* **Stated exercise**:
Go through the listing and pick out each line with the word "chart" in it.

--- start of Material provided ---

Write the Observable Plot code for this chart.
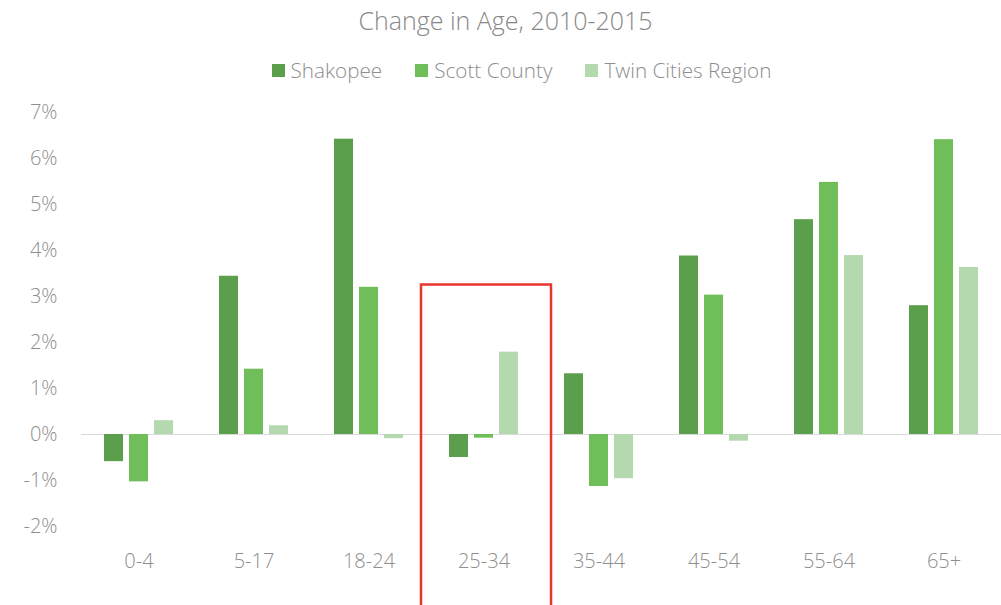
<!DOCTYPE html>
<html><head><meta charset="utf-8">
<script src="https://cdn.jsdelivr.net/npm/d3@7"></script>
<script src="https://cdn.jsdelivr.net/npm/@observablehq/plot@0.6"></script>
<style>
html,body{margin:0;padding:0;background:#fff;}
body{font-family:"Open Sans",sans-serif;width:1001px;height:605px;overflow:hidden;position:relative;}
#title{position:absolute;top:0;left:5px;width:1001px;text-align:center;font-size:25px;color:#888888;line-height:40px;font-weight:300;}
#legend{position:absolute;top:55px;left:21px;width:1001px;display:flex;justify-content:center;gap:33px;font-size:20.7px;color:#8e8e8e;line-height:30px;font-weight:300;}
#legend .item{display:flex;align-items:center;gap:6px;}
#legend .sw{width:13px;height:13px;display:inline-block;}
#chart{position:absolute;top:95px;left:0;}
</style></head>
<body>
<div id="title">Change in Age, 2010-2015</div>
<div id="legend"></div>
<div id="chart"></div>
<script>
const ages = ["0-4","5-17","18-24","25-34","35-44","45-54","55-64","65+"];
const series = ["Shakopee","Scott County","Twin Cities Region"];
const colors = ["#5b9e4b","#70be5a","#b4d9ae"];
const shakopee = [-0.59, 3.44, 6.42, -0.50, 1.32, 3.88, 4.67, 2.80];
const scott    = [-1.03, 1.42, 3.20, -0.08, -1.13, 3.03, 5.48, 6.41];
const twin     = [0.30, 0.19, -0.09, 1.79, -0.96, -0.145, 3.89, 3.63];
const yTicks = [-2,-1,0,1,2,3,4,5,6,7];
const highlight = [{age:"25-34", top:3.25, bottom:-5}];

const values = [shakopee, scott, twin];
const data = [];
ages.forEach((a,i)=>series.forEach((s,j)=>data.push({age:a, series:s, value:values[j][i]})));

const leg = document.getElementById("legend");
series.forEach((s,i)=>{
  const it=document.createElement("div");it.className="item";
  const sw=document.createElement("span");sw.className="sw";sw.style.background=colors[i];
  const t=document.createElement("span");t.textContent=s;
  it.appendChild(sw);it.appendChild(t);leg.appendChild(it);
});

const chart = Plot.plot({
  width:1001, height:510,
  marginLeft:80, marginRight:0, marginTop:17, marginBottom:79,
  style:{fontFamily:"'Open Sans',sans-serif", fontSize:"20px", fontWeight:300, color:"#8e8e8e", background:"transparent", overflow:"visible"},
  fx:{domain:ages, padding:0, label:null, axis:"bottom", tickSize:0, tickPadding:27},
  x:{domain:series, paddingInner:0.2308, paddingOuter:0.827, axis:null},
  y:{domain:[-2,7], ticks:yTicks, tickFormat:d=>d+"%", label:null, tickSize:0, tickPadding:24},
  color:{domain:series, range:colors},
  marks:[
    Plot.ruleY([0],{stroke:"#d9d9d9", strokeWidth:1.2}),
    Plot.barY(data,{fx:"age", x:"series", y:"value", fill:"series"}),
    Plot.rect(highlight,{fx:"age", y1:"top", y2:"bottom", fill:"none", stroke:"#e8352f", strokeWidth:2.5, insetLeft:-5, insetRight:-10, clip:false})
  ]
});
document.getElementById("chart").appendChild(chart);
</script>
</body></html>
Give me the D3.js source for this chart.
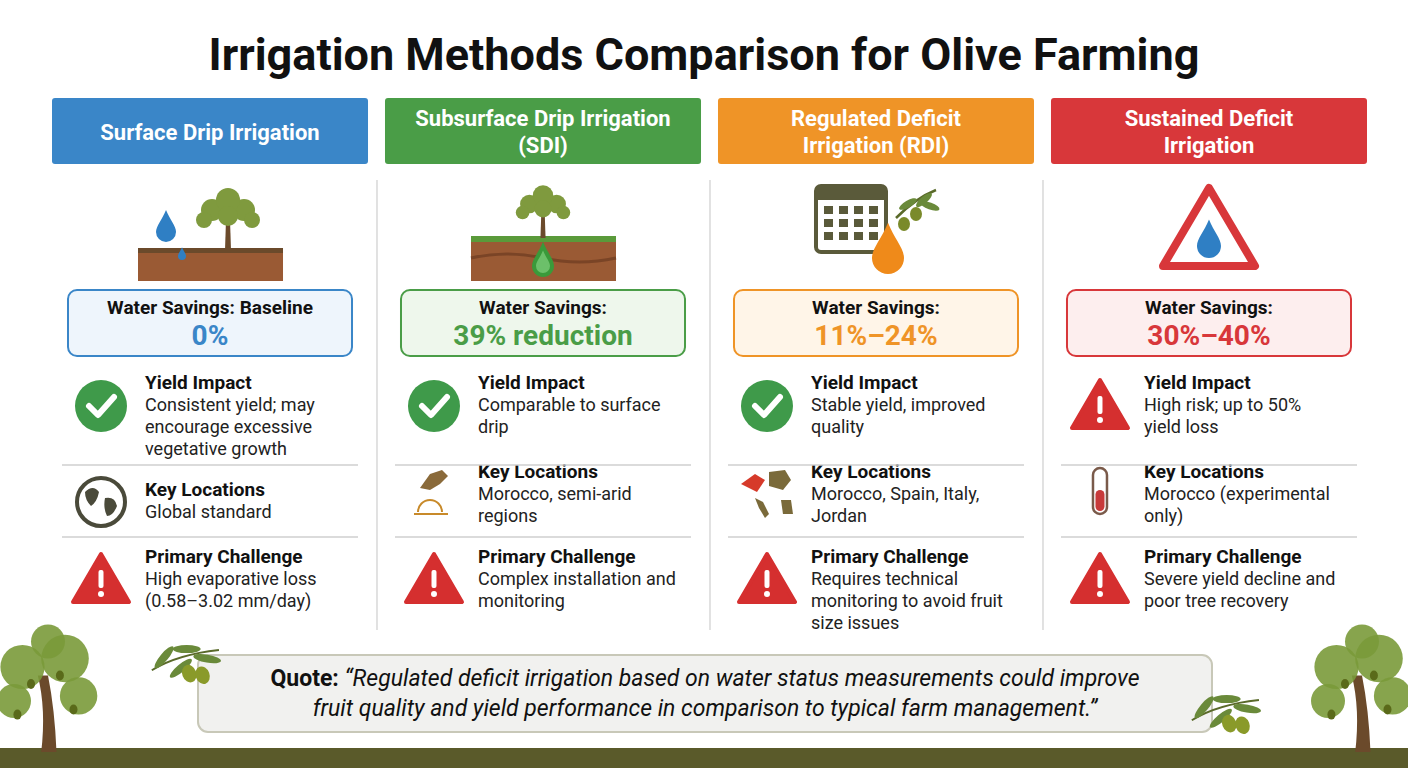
<!DOCTYPE html>
<html>
<head>
<meta charset="utf-8">
<title>Irrigation Methods Comparison</title>
<style>
  body { margin: 0; background: #fff; }
  text { font-family: Roboto, "Noto Sans", sans-serif; }
</style>
</head>
<body>
<div id="graph"></div>
<script src="https://cdn.jsdelivr.net/npm/d3@7"></script>
<script>
// data
const methods = ["Surface Drip Irrigation", "Subsurface Drip Irrigation|(SDI)", "Regulated Deficit|Irrigation (RDI)", "Sustained Deficit|Irrigation"];
const headColors = ["#3a86c8", "#4a9d47", "#ef9427", "#d8373a"];
const boxFills = ["#eef5fc", "#eef7ec", "#fff5e8", "#fdeeee"];
const savingsLabel = ["Water Savings: Baseline", "Water Savings:", "Water Savings:", "Water Savings:"];
const savingsValue = ["0%", "39% reduction", "11%–24%", "30%–40%"];
const yieldText = [
  ["Consistent yield; may", "encourage excessive", "vegetative growth"],
  ["Comparable to surface", "drip"],
  ["Stable yield, improved", "quality"],
  ["High risk; up to 50%", "yield loss"]
];
const yieldIcon = ["check", "check", "check", "warn"];
const locationText = [
  ["Global standard"],
  ["Morocco, semi-arid", "regions"],
  ["Morocco, Spain, Italy,", "Jordan"],
  ["Morocco (experimental", "only)"]
];
const challengeText = [
  ["High evaporative loss", "(0.58–3.02 mm/day)"],
  ["Complex installation and", "monitoring"],
  ["Requires technical", "monitoring to avoid fruit", "size issues"],
  ["Severe yield decline and", "poor tree recovery"]
];
const quoteLines = ["\u201CRegulated deficit irrigation based on water status measurements could improve", "fruit quality and yield performance in comparison to typical farm management.\u201D"];

const W = 1408, H = 768;
const svg = d3.select("#graph").append("svg").attr("width", W).attr("height", H);

const col = d3.scaleBand().domain(d3.range(4)).range([52, 1367]).paddingInner(0.051).paddingOuter(0);
const bw = col.bandwidth();

svg.append("text").attr("x", W / 2).attr("y", 70).attr("text-anchor", "middle")
  .attr("font-size", 45).attr("font-weight", 700).attr("fill", "#111")
  .text("Irrigation Methods Comparison for Olive Farming");

// separators
[1, 2, 3].forEach(i => {
  svg.append("line").attr("x1", col(i) - 8).attr("x2", col(i) - 8).attr("y1", 180).attr("y2", 630)
    .attr("stroke", "#d8d8d8").attr("stroke-width", 1.5);
});

function tree(g, cx, base, s) {
  g.append("path").attr("d", `M${cx - 3 * s},${base} L${cx - 2 * s},${base - 30 * s} L${cx + 2 * s},${base - 30 * s} L${cx + 3 * s},${base} Z`).attr("fill", "#6b4a2b");
  [[-16, -40, 11], [16, -40, 11], [0, -50, 12], [-24, -30, 8], [24, -30, 8], [0, -34, 10]].forEach(p =>
    g.append("circle").attr("cx", cx + p[0] * s).attr("cy", base + p[1] * s).attr("r", p[2] * s).attr("fill", "#7f9a3e"));
}
function drop(g, cx, cy, r, fill) {
  g.append("path").attr("d", `M${cx},${cy - 2.2 * r} C${cx + r * 0.4},${cy - r * 1.2} ${cx + r},${cy - r * 0.6} ${cx + r},${cy} A${r},${r} 0 0 1 ${cx - r},${cy} C${cx - r},${cy - r * 0.6} ${cx - r * 0.4},${cy - r * 1.2} ${cx},${cy - 2.2 * r} Z`).attr("fill", fill);
}
function checkIcon(g, cx, cy) {
  g.append("circle").attr("cx", cx).attr("cy", cy).attr("r", 26).attr("fill", "#3f9a4a");
  g.append("path").attr("d", `M${cx - 12},${cy} L${cx - 3},${cy + 9} L${cx + 13},${cy - 9}`)
    .attr("fill", "none").attr("stroke", "#fff").attr("stroke-width", 6).attr("stroke-linecap", "round").attr("stroke-linejoin", "round");
}
function warnIcon(g, cx, cy) {
  g.append("path").attr("d", `M${cx},${cy - 26} L${cx + 28},${cy + 22} L${cx - 28},${cy + 22} Z`)
    .attr("fill", "#d52f2f").attr("stroke", "#d52f2f").attr("stroke-width", 4).attr("stroke-linejoin", "round");
  g.append("rect").attr("x", cx - 2.5).attr("y", cy - 10).attr("width", 5).attr("height", 18).attr("rx", 2).attr("fill", "#fff");
  g.append("circle").attr("cx", cx).attr("cy", cy + 14).attr("r", 3).attr("fill", "#fff");
}
function locIcon(g, i, cx, cy) {
  if (i === 0) {
    g.append("circle").attr("cx", cx).attr("cy", cy).attr("r", 24).attr("fill", "#fff").attr("stroke", "#4a4a3a").attr("stroke-width", 4);
    g.append("path").attr("d", `M${cx - 16},${cy - 10} q8,-8 14,0 q-2,10 -8,14 q-6,-6 -6,-14 Z M${cx + 4},${cy - 4} q10,-2 12,8 q-4,10 -10,10 q-4,-8 -2,-18 Z`).attr("fill", "#4a4a3a");
  } else if (i === 1) {
    g.append("path").attr("d", `M${cx - 14},${cy - 4} l10,-14 l12,-4 l6,6 l-8,8 l-10,6 Z`).attr("fill", "#8a6a3a");
    g.append("path").attr("d", `M${cx - 16},${cy + 20} a12,12 0 0 1 24,0`).attr("fill", "none").attr("stroke", "#c88a2a").attr("stroke-width", 2);
    g.append("line").attr("x1", cx - 20).attr("x2", cx + 14).attr("y1", cy + 22).attr("y2", cy + 22).attr("stroke", "#c88a2a").attr("stroke-width", 2);
  } else if (i === 2) {
    g.append("path").attr("d", `M${cx - 26},${cy - 8} l14,-10 l10,6 l-8,12 Z`).attr("fill", "#d63a2a");
    g.append("path").attr("d", `M${cx + 2},${cy - 20} l16,-2 l6,10 l-8,10 l-14,-4 Z`).attr("fill", "#7a6a3a");
    g.append("path").attr("d", `M${cx - 12},${cy + 6} l8,4 l6,12 l-4,4 l-6,-10 Z`).attr("fill", "#7a6a3a");
    g.append("path").attr("d", `M${cx + 14},${cy + 8} l10,0 l2,14 l-10,0 Z`).attr("fill", "#7a6a3a");
  } else {
    g.append("rect").attr("x", cx - 7).attr("y", cy - 24).attr("width", 14).attr("height", 46).attr("rx", 7).attr("fill", "#fff").attr("stroke", "#7a5a4a").attr("stroke-width", 2.5);
    g.append("rect").attr("x", cx - 4.5).attr("y", cy - 2).attr("width", 9).attr("height", 21).attr("rx", 4.5).attr("fill", "#c83a3a");
  }
}

d3.range(4).forEach(i => {
  const x0 = col(i), cx = x0 + bw / 2;
  const g = svg.append("g");
  g.append("rect").attr("x", x0).attr("y", 98).attr("width", bw).attr("height", 66).attr("rx", 3).attr("fill", headColors[i]);
  const hl = methods[i].split("|");
  hl.forEach((t, k) => g.append("text").attr("x", cx).attr("y", (hl.length === 1 ? 140 : 126) + k * 27)
    .attr("text-anchor", "middle").attr("font-size", 22).attr("font-weight", 700).attr("fill", "#fff").text(t));

  // header illustration
  if (i === 0) {
    g.append("rect").attr("x", cx - 72).attr("y", 252).attr("width", 145).attr("height", 29).attr("fill", "#9a5a34");
    g.append("rect").attr("x", cx - 72).attr("y", 248).attr("width", 145).attr("height", 5).attr("fill", "#6b4a2b");
    tree(g, cx + 18, 250, 1);
    drop(g, cx - 44, 232, 10, "#2f7fc4");
    drop(g, cx - 28, 256, 4, "#2f7fc4");
  } else if (i === 1) {
    g.append("rect").attr("x", cx - 72).attr("y", 238).attr("width", 145).attr("height", 43).attr("fill", "#9a5a34");
    g.append("rect").attr("x", cx - 72).attr("y", 236).attr("width", 145).attr("height", 6).attr("fill", "#5a9a3a");
    g.append("path").attr("d", `M${cx - 72},${258} q36,-8 72,0 t73,0`).attr("fill", "none").attr("stroke", "#7a4426").attr("stroke-width", 3);
    tree(g, cx, 238, 0.85);
    drop(g, cx, 266, 11, "#3a9a3a");
    drop(g, cx, 266, 7, "#6cc06a");
  } else if (i === 2) {
    g.append("rect").attr("x", cx - 60).attr("y", 186).attr("width", 70).attr("height", 66).attr("rx", 5).attr("fill", "#fff").attr("stroke", "#5a5a3a").attr("stroke-width", 4);
    g.append("rect").attr("x", cx - 60).attr("y", 186).attr("width", 70).attr("height", 14).attr("fill", "#5a5a3a");
    d3.range(3).forEach(r => d3.range(4).forEach(c => g.append("rect").attr("x", cx - 52 + c * 15).attr("y", 206 + r * 13).attr("width", 9).attr("height", 8).attr("fill", "#5a5a3a")));
    g.append("path").attr("d", `M${cx + 20},${218} q20,-20 40,-28`).attr("fill", "none").attr("stroke", "#5a6a2a").attr("stroke-width", 2.5);
    [[28, 224], [40, 214]].forEach(p => g.append("ellipse").attr("cx", cx + p[0]).attr("cy", p[1]).attr("rx", 6).attr("ry", 7).attr("fill", "#7a8a2a"));
    [[32, 204, -30], [48, 200, -40], [54, 206, 20]].forEach(p => g.append("ellipse").attr("cx", cx + p[0]).attr("cy", p[1]).attr("rx", 10).attr("ry", 3.5).attr("transform", `rotate(${p[2]},${cx + p[0]},${p[1]})`).attr("fill", "#6a8a3a"));
    drop(g, cx + 12, 258, 16, "#ef8a1a");
  } else {
    g.append("path").attr("d", `M${cx},${188} L${cx + 46},${266} L${cx - 46},${266} Z`).attr("fill", "#fff").attr("stroke", "#d8373a").attr("stroke-width", 8).attr("stroke-linejoin", "round");
    drop(g, cx, 246, 12, "#2f7fc4");
  }

  // water savings box
  g.append("rect").attr("x", x0 + 16).attr("y", 290).attr("width", bw - 32).attr("height", 66).attr("rx", 9)
    .attr("fill", boxFills[i]).attr("stroke", headColors[i]).attr("stroke-width", 2);
  g.append("text").attr("x", cx).attr("y", 314).attr("text-anchor", "middle").attr("font-size", 19).attr("font-weight", 700).attr("fill", "#111").text(savingsLabel[i]);
  g.append("text").attr("x", cx).attr("y", 345).attr("text-anchor", "middle").attr("font-size", 28).attr("font-weight", 700).attr("fill", headColors[i]).text(savingsValue[i]);

  // rows
  const tx = x0 + 93, ix = x0 + 49;
  const rows = [
    { title: "Yield Impact", lines: yieldText[i], y: 389, icon: yieldIcon[i] },
    { title: "Key Locations", lines: locationText[i], y: i === 0 ? 496 : 478, icon: "loc" },
    { title: "Primary Challenge", lines: challengeText[i], y: 563, icon: "warn" }
  ];
  rows.forEach((r, k) => {
    g.append("text").attr("x", tx).attr("y", r.y).attr("font-size", 19).attr("font-weight", 700).attr("fill", "#111").text(r.title);
    r.lines.forEach((t, j) => g.append("text").attr("x", tx).attr("y", r.y + 22 * (j + 1)).attr("font-size", 18).attr("fill", "#222").text(t));
    const iy = k === 0 ? 406 : k === 1 ? (i === 0 ? 502 : 492) : 580;
    if (r.icon === "check") checkIcon(g, ix, iy);
    else if (r.icon === "warn") warnIcon(g, ix, iy);
    else locIcon(g, i, ix, iy);
  });
  [465, 537].forEach(y => g.append("line").attr("x1", x0 + 10).attr("x2", x0 + bw - 10).attr("y1", y).attr("y2", y).attr("stroke", "#cfcfcf").attr("stroke-width", 1.5));
});

// ground and trees
svg.append("rect").attr("x", 0).attr("y", 748).attr("width", W).attr("height", 20).attr("fill", "#5a5a2a");
function bigTree(cx, base, s) {
  const g = svg.append("g");
  g.append("path").attr("d", `M${cx - 8 * s},${base} Q${cx - 2 * s},${base - 50 * s} ${cx - 12 * s},${base - 90 * s} L${cx},${base - 90 * s} Q${cx + 8 * s},${base - 50 * s} ${cx + 10 * s},${base} Z`).attr("fill", "#6b4a2b");
  [[-30, -100, 26], [20, -110, 28], [-40, -60, 20], [36, -66, 22], [0, -130, 20]].forEach(p =>
    g.append("circle").attr("cx", cx + p[0] * s).attr("cy", base + p[1] * s).attr("r", p[2] * s).attr("fill", "#7a9a3a").attr("opacity", 0.9));
  [[-20, -80], [14, -90], [30, -50], [-36, -44]].forEach(p =>
    g.append("ellipse").attr("cx", cx + p[0] * s).attr("cy", base + p[1] * s).attr("rx", 4).attr("ry", 5).attr("fill", "#5a6a1a"));
}
bigTree(48, 752, 0.85);
bigTree(1362, 752, 0.85);

// quote
svg.append("rect").attr("x", 198).attr("y", 655).attr("width", 1014).attr("height", 77).attr("rx", 10)
  .attr("fill", "#f1f1ef").attr("stroke", "#c8c8b8").attr("stroke-width", 2);
const q1 = svg.append("text").attr("x", 705).attr("y", 686).attr("text-anchor", "middle").attr("font-size", 23).attr("fill", "#111");
q1.append("tspan").attr("font-weight", 700).text("Quote: ");
q1.append("tspan").attr("font-style", "italic").text(quoteLines[0]);
svg.append("text").attr("x", 705).attr("y", 716).attr("text-anchor", "middle").attr("font-size", 23).attr("font-style", "italic").attr("fill", "#111").text(quoteLines[1]);
// olive sprigs
[[180, 660, -20], [1220, 710, -20]].forEach(p => {
  const g = svg.append("g").attr("transform", `translate(${p[0]},${p[1]}) rotate(${p[2]})`);
  g.append("path").attr("d", "M-30,0 Q0,-6 40,4").attr("fill", "none").attr("stroke", "#5a6a2a").attr("stroke-width", 2);
  [[-14, -8, -30], [10, -8, 20], [26, 8, 30], [-2, 8, -20]].forEach(l => g.append("ellipse").attr("cx", l[0]).attr("cy", l[1]).attr("rx", 14).attr("ry", 4).attr("transform", `rotate(${l[2]},${l[0]},${l[1]})`).attr("fill", "#6a8a3a"));
  [[4, 16], [16, 22]].forEach(o => g.append("ellipse").attr("cx", o[0]).attr("cy", o[1]).attr("rx", 7).attr("ry", 9).attr("fill", "#8a9a2a"));
});
</script>
</body>
</html>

--- end of Material provided ---

* **Written answer**:
Write the Observable Plot code for this chart.
#chart{position:absolute;top:95px;left:0;}
<div id="chart"></div>
const chart = Plot.plot({
document.getElementById("chart").appendChild(chart);
Give me the D3.js source for this chart.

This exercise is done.